REQUIREMENT:
Reply with the count of lines holding "this", nothing more.

DATA PROVIDED:
———
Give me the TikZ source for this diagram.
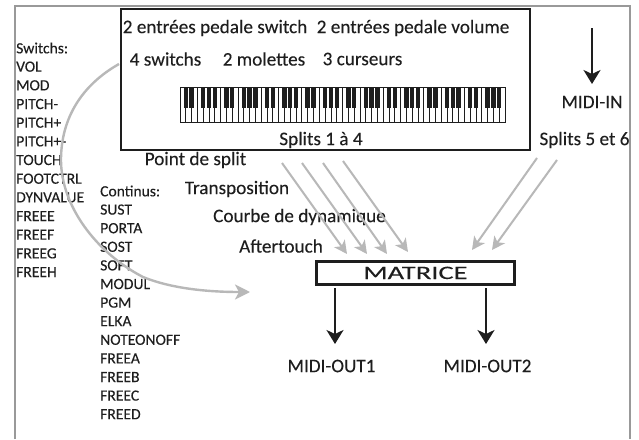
\documentclass[tikz,border=0pt]{standalone}
\usepackage{fontspec}
\usepackage{graphicx}
\setmainfont{Carlito}
\usetikzlibrary{arrows.meta}
\definecolor{ink}{HTML}{1E1E1E}
\definecolor{lightgrey}{HTML}{B8B8B8}
\tikzset{
  x=1pt,y=-1pt,
  big/.style={font=\fontsize{19.2}{20}\selectfont\addfontfeature{FakeBold=0.12},text=ink,inner sep=0pt},
  small/.style={font=\fontsize{15.6}{16}\selectfont\addfontfeature{FakeBold=0.12},text=ink,inner sep=0pt,anchor=west},
  greyarrow/.style={draw=lightgrey,line width=2pt,-{Stealth[length=13pt,width=13pt,inset=3.5pt]}},
  blackarrow/.style={draw=ink,line width=2.2pt,-{Stealth[length=14pt,width=17pt,inset=4pt]}},
}
\begin{document}
\begin{tikzpicture}
\useasboundingbox (0,0) rectangle (639,439);
\fill[white] (0,0) rectangle (639,439);
% outer frame, open at the bottom
\draw[draw=gray!80,line width=1.6pt] (15,439) -- (15,6) -- (630,6) -- (630,439);
% keyboard panel
\node[draw=ink,line width=1.5pt,minimum width=409pt,minimum height=141pt,inner sep=0pt,anchor=north west,fill=white] (panel) at (120,8) {};
\node[big] (ped1) at (215,28) {2 entrées pedale switch};
\node[big] (ped2) at (413,28) {2 entrées pedale volume};
\node[big] (sw) at (165.5,59) {4 switchs};
\node[big] (mol) at (264,59) {2 molettes};
\node[big] (cur) at (362.5,59) {3 curseurs};
% keyboard
\fill[white] (180,87) rectangle (505,122);
\foreach \i in {0,...,56}{\draw[ink,line width=.8pt] ({180+\i*5.804},87) -- ({180+\i*5.804},122);}
\draw[ink,line width=1pt] (180,87) rectangle (505,122);
\foreach \o in {0,...,7}{
  \foreach \k in {1,2,4,5,6}{
    \fill[ink] ({180+(\o*7+\k)*5.804-2.2},87) rectangle ({180+(\o*7+\k)*5.804+2.2},108);
  }
}
\node[big] (s14) at (321,140) {Splits 1 à 4};
\node[big] (s56) at (584.5,140) {Splits 5 et 6};
\node[big] (midiin) at (592,102) {MIDI-IN};
% parameters
\node[big] (p1) at (195.5,160) {Point de split};
\node[big] (p2) at (237,189) {Transposition};
\node[big] (p3) at (299.5,217) {Courbe de dynamique};
\node[big] (p4) at (281,246) {Aftertouch};
% left lists
\node[small] (a0) at (16,48) {Switchs:};
\foreach \t [count=\i] in {VOL,MOD,PITCH-,PITCH+,PITCH+-,TOUCH,FOOTCTRL,DYNVALUE,FREEE,FREEF,FREEG,FREEH}{
  \node[small] (a\i) at (16,{48+\i*18.67}) {\t};
}
\node[small] (b0) at (100,191) {Continus:};
\foreach \t [count=\i] in {SUST,PORTA,SOST,SOFT,MODUL,PGM,ELKA,NOTEONOFF,FREEA,FREEB,FREEC,FREED}{
  \node[small] (b\i) at (100,{191+\i*18.6}) {\t};
}
% matrix
\node[draw=ink,line width=2.8pt,fill=white,minimum width=198pt,minimum height=23pt,inner sep=0pt,anchor=north west,font=\fontsize{19}{20}\selectfont\addfontfeature{FakeBold=0.12},text=ink] (mat) at (315,260) {\scalebox{1.5}[1]{MATRICE}};
\node[big] (o1) at (331.5,366) {MIDI-OUT1};
\node[big] (o2) at (487.5,366) {MIDI-OUT2};
% grey arrows
\coordinate (g1a) at (282,163); \coordinate (g1b) at (347,254);
\coordinate (g2a) at (302,163); \coordinate (g2b) at (367,254);
\coordinate (g3a) at (323,163); \coordinate (g3b) at (387,254);
\coordinate (g4a) at (343,161); \coordinate (g4b) at (408,252);
\coordinate (g5a) at (537,158); \coordinate (g5b) at (472,250);
\coordinate (g6a) at (557,160); \coordinate (g6b) at (492,250);
\foreach \n in {1,...,6}{\draw[greyarrow] (g\n a) -- (g\n b);}
% curved arrow
\coordinate (ca) at (119,64);
\coordinate (cb) at (250,292);
\draw[greyarrow,line width=2.4pt,-{Stealth[length=15pt,width=15pt,inset=4pt]}] (ca) .. controls (82,85) and (61,118) .. (61,160)
  .. controls (61,205) and (95,252) .. (143,277)
  .. controls (170,288) and (205,292) .. (cb);
% black arrows
\coordinate (i1) at (592,28); \coordinate (i2) at (592,84);
\coordinate (u1) at (335,288); \coordinate (u2) at (335,344);
\coordinate (v1) at (486,288); \coordinate (v2) at (486,344);
\draw[blackarrow] (i1) -- (i2);
\draw[blackarrow] (u1) -- (u2);
\draw[blackarrow] (v1) -- (v2);
\end{tikzpicture}
\end{document}
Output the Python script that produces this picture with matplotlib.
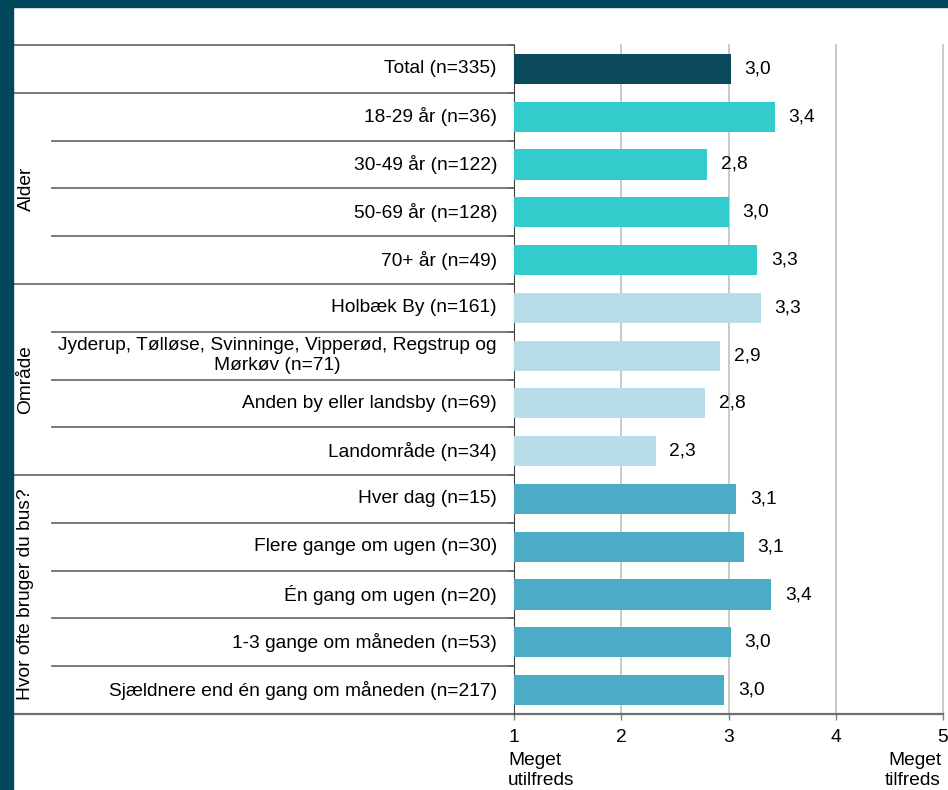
import matplotlib
matplotlib.use("Agg")
import matplotlib.pyplot as plt
import numpy as np
from matplotlib.patches import Rectangle
from matplotlib.transforms import blended_transform_factory

plt.rcParams['font.family'] = ['Liberation Sans', 'DejaVu Sans']

categories = ["Total (n=335)", "18-29 år (n=36)", "30-49 år (n=122)", "50-69 år (n=128)",
              "70+ år (n=49)", "Holbæk By (n=161)",
              "Jyderup, Tølløse, Svinninge, Vipperød, Regstrup og\nMørkøv (n=71)",
              "Anden by eller landsby (n=69)", "Landområde (n=34)", "Hver dag (n=15)",
              "Flere gange om ugen (n=30)", "Én gang om ugen (n=20)",
              "1-3 gange om måneden (n=53)", "Sjældnere end én gang om måneden (n=217)"]
values = [3.02, 3.43, 2.80, 3.00, 3.27, 3.30, 2.92, 2.78, 2.32, 3.07, 3.14, 3.40, 3.02, 2.96]
groups = ["", "Alder", "Alder", "Alder", "Alder", "Område", "Område", "Område", "Område",
          "Hvor ofte bruger du bus?", "Hvor ofte bruger du bus?", "Hvor ofte bruger du bus?",
          "Hvor ofte bruger du bus?", "Hvor ofte bruger du bus?"]
group_colors = {"": "#0A4A5C", "Alder": "#33CCCC", "Område": "#B7DEE8",
                "Hvor ofte bruger du bus?": "#4BACC6"}
x_ticks = [1, 2, 3, 4, 5]
x_tick_labels = ["1", "2", "3", "4", "5"]
end_labels = ["Meget\nutilfreds", "Meget\ntilfreds"]

FS = 13.8
LINE = "#6E6E6E"
W, H = 948, 790
fig = plt.figure(figsize=(W / 100, H / 100), dpi=100)
ax = fig.add_axes([514 / W, 1 - 714 / H, (943 - 514) / W, (714 - 45) / H])

n = len(categories)
y = np.arange(n)
colors = [group_colors[g] for g in groups]
base = 1
ax.barh(y, np.array(values) - base, left=base, height=0.63, color=colors, zorder=3)
ax.set_ylim(n - 0.5, -0.5)
ax.set_xlim(1, 5)

for yi, v in zip(y, values):
    ax.annotate(f"{v:.1f}".replace('.', ','), xy=(v, yi), xytext=(10, 0),
                textcoords="offset points", va="center", ha="left", fontsize=FS,
                color="#000000", zorder=4)

# grid
for xv in x_ticks[1:]:
    ax.axvline(xv, color="#C0C0C0", lw=1.2, zorder=1, clip_on=False)

ax.set_xticks(x_ticks)
ax.set_xticklabels(x_tick_labels, fontsize=FS)
ax.tick_params(axis='x', length=4, width=1, color="#808080", pad=7)
ax.set_yticks(np.arange(-0.5, n, 1))
ax.set_yticklabels([])
ax.tick_params(axis='y', length=4, width=1.2, color="#202020")
for s in ["top", "right"]:
    ax.spines[s].set_visible(False)
ax.spines["left"].set_color("#404040")
ax.spines["bottom"].set_visible(False)

tr = blended_transform_factory(fig.transFigure, ax.transData)
# row labels
for yi, lab in zip(y, categories):
    ax.text(497 / W, yi, lab, transform=tr, ha="right", va="center", fontsize=FS,
            multialignment="center", linespacing=1.2)

# table lines
left_full = 13 / W
left_inner = 52 / W
spine_x = 514 / W
boundaries = np.arange(-0.5, n, 1)
for i, b in enumerate(boundaries):
    if i == 0 or i == n:
        continue
    same = groups[i - 1] == groups[i] and groups[i] != ""
    x0 = left_inner if same else left_full
    ax.plot([x0, spine_x], [b, b], transform=tr, color=LINE, lw=1.3, clip_on=False)
ax.plot([left_full, spine_x], [-0.5, -0.5], transform=tr, color=LINE, lw=1.3, clip_on=False)
ax.plot([left_full, 943 / W], [n - 0.5, n - 0.5], transform=tr, color=LINE, lw=1.6,
        clip_on=False)

# group labels
seen = []
for g in groups:
    if g and g not in seen:
        seen.append(g)
for g in seen:
    idx = [i for i, gg in enumerate(groups) if gg == g]
    yc = (idx[0] + idx[-1]) / 2
    ax.text(26 / W, yc, g, transform=tr, rotation=90, ha="center", va="center", fontsize=FS)

# end labels
ax.text(508 / W, 1 - 752 / H, end_labels[0], transform=fig.transFigure, ha="left", va="top",
        fontsize=FS, linespacing=1.2)
ax.text(941 / W, 1 - 752 / H, end_labels[1], transform=fig.transFigure, ha="right", va="top",
        fontsize=FS, linespacing=1.2)

# border frame
border = "#03475D"
fig.patches.append(Rectangle((0, 1 - 7 / H), 1, 7 / H, transform=fig.transFigure,
                             color=border, zorder=10))
fig.patches.append(Rectangle((0, 0), 13 / W, 1, transform=fig.transFigure,
                             color=border, zorder=10))

fig.savefig("out.png", dpi=100)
———
IN RESPONSE:
2